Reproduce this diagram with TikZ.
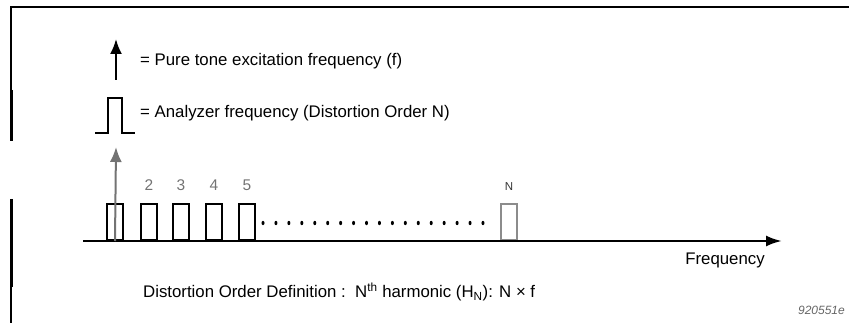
\documentclass[tikz,border=0pt]{standalone}
\usepackage{fontspec}
\setmainfont{Liberation Sans}
\usetikzlibrary{positioning, arrows.meta}

\begin{document}
\begin{tikzpicture}[
                x=1pt, y=-1pt,
                pulse/.style={rectangle, draw=black, line width=2.2pt, minimum width=16pt,
                              minimum height=36pt, inner sep=0pt, anchor=south},
                harmonic/.style={font=\fontsize{15.5}{15}\selectfont, text=black!55, inner sep=0pt},
                caption/.style={font=\fontsize{16.8}{18}\selectfont, inner sep=0pt, anchor=base west},
                frame/.style={line width=1.5pt},
                axis/.style={line width=2.5pt, -{Latex[length=16pt, width=11pt]}},
                tone/.style={line width=2pt, -{Latex[length=15pt, width=12pt]}}
            ]
                \useasboundingbox (0,0) rectangle (849,323);

                % frame
                \draw[frame] (849,7) -- (11,7) -- (11,141);
                \draw[line width=3pt] (11,90) -- (11,141);
                \draw[frame] (11,199) -- (11,323);
                \draw[line width=3pt] (11,199) -- (11,287);

                % legend
                \coordinate (legtail) at (116,80);
                \coordinate (leghead) at (116,39);
                \draw[tone] (legtail) -- (leghead);
                \node[caption] (tonetext) at (140,66) {= Pure tone excitation frequency (f)};
                \draw[line width=2.2pt] (95,133) -| (108,98) -| (122,133) -- (135,133);
                \node[caption] (analyzertext) at (140,118) {= Analyzer frequency (Distortion Order N)};

                % spectrum
                \foreach \n/\x in {1/107, 2/141, 3/173, 4/206, 5/239}
                    \node[pulse] (p\n) at (\x+8,241) {};
                \node[pulse, draw=black!45] (pN) at (509,241) {};
                \foreach \k in {2,...,5}
                    \node[harmonic, above=12pt of p\k] {\k};
                \node[harmonic, font=\fontsize{11.5}{11}\selectfont, text=black!80, above=12pt of pN] (nlabel) {N};
                \foreach \i in {0,...,17}
                    \fill (263+\i*12.94,223) ellipse (1.5 and 2.2);

                \coordinate (origin) at (83,241);
                \coordinate (axisend) at (782,241);
                \draw[axis] (origin) -- (axisend);
                \coordinate (tonetop) at (116,147);
                \draw[tone, black!55] (p1.south) -- (tonetop);

                \node[caption, anchor=base] (freq) at (725,265) {Frequency};
                \node[caption] (definition) at (143,298)
                    {Distortion Order Definition :\ \ N\textsuperscript{th} harmonic (H\textsubscript{N}): N × f};
                \node[font=\fontsize{12}{12}\selectfont\itshape, text=black!60, inner sep=0pt,
                      anchor=base east] (figno) at (845,314) {920551e};
            \end{tikzpicture}
\end{document}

┄┄┄┄┄┄

• Short exercise
Transcribe the material exactly, and leave out whatever pictures it holds.

• Exercise answer
Reproduce this diagram with TikZ.
\documentclass[tikz,border=0pt]{standalone}
\usepackage{fontspec}
\setmainfont{Liberation Sans}
\usetikzlibrary{positioning, arrows.meta}

\begin{document}
\begin{tikzpicture}[
                x=1pt, y=-1pt,
                pulse/.style={rectangle, draw=black, line width=2.2pt, minimum width=16pt,
                              minimum height=36pt, inner sep=0pt, anchor=south},
                harmonic/.style={font=\fontsize{15.5}{15}\selectfont, text=black!55, inner sep=0pt},
                caption/.style={font=\fontsize{16.8}{18}\selectfont, inner sep=0pt, anchor=base west},
                frame/.style={line width=1.5pt},
                axis/.style={line width=2.5pt, -{Latex[length=16pt, width=11pt]}},
                tone/.style={line width=2pt, -{Latex[length=15pt, width=12pt]}}
            ]
                \useasboundingbox (0,0) rectangle (849,323);

                % frame
                \draw[frame] (849,7) -- (11,7) -- (11,141);
                \draw[line width=3pt] (11,90) -- (11,141);
                \draw[frame] (11,199) -- (11,323);
                \draw[line width=3pt] (11,199) -- (11,287);

                % legend
                \coordinate (legtail) at (116,80);
                \coordinate (leghead) at (116,39);
                \draw[tone] (legtail) -- (leghead);
                \node[caption] (tonetext) at (140,66) {= Pure tone excitation frequency (f)};
                \draw[line width=2.2pt] (95,133) -| (108,98) -| (122,133) -- (135,133);
                \node[caption] (analyzertext) at (140,118) {= Analyzer frequency (Distortion Order N)};

                % spectrum
                \foreach \n/\x in {1/107, 2/141, 3/173, 4/206, 5/239}
                    \node[pulse] (p\n) at (\x+8,241) {};
                \node[pulse, draw=black!45] (pN) at (509,241) {};
                \foreach \k in {2,...,5}
                    \node[harmonic, above=12pt of p\k] {\k};
                \node[harmonic, font=\fontsize{11.5}{11}\selectfont, text=black!80, above=12pt of pN] (nlabel) {N};
                \foreach \i in {0,...,17}
                    \fill (263+\i*12.94,223) ellipse (1.5 and 2.2);

                \coordinate (origin) at (83,241);
                \coordinate (axisend) at (782,241);
                \draw[axis] (origin) -- (axisend);
                \coordinate (tonetop) at (116,147);
                \draw[tone, black!55] (p1.south) -- (tonetop);

                \node[caption, anchor=base] (freq) at (725,265) {Frequency};
                \node[caption] (definition) at (143,298)
                    {Distortion Order Definition :\ \ N\textsuperscript{th} harmonic (H\textsubscript{N}): N × f};
                \node[font=\fontsize{12}{12}\selectfont\itshape, text=black!60, inner sep=0pt,
                      anchor=base east] (figno) at (845,314) {920551e};
            \end{tikzpicture}
\end{document}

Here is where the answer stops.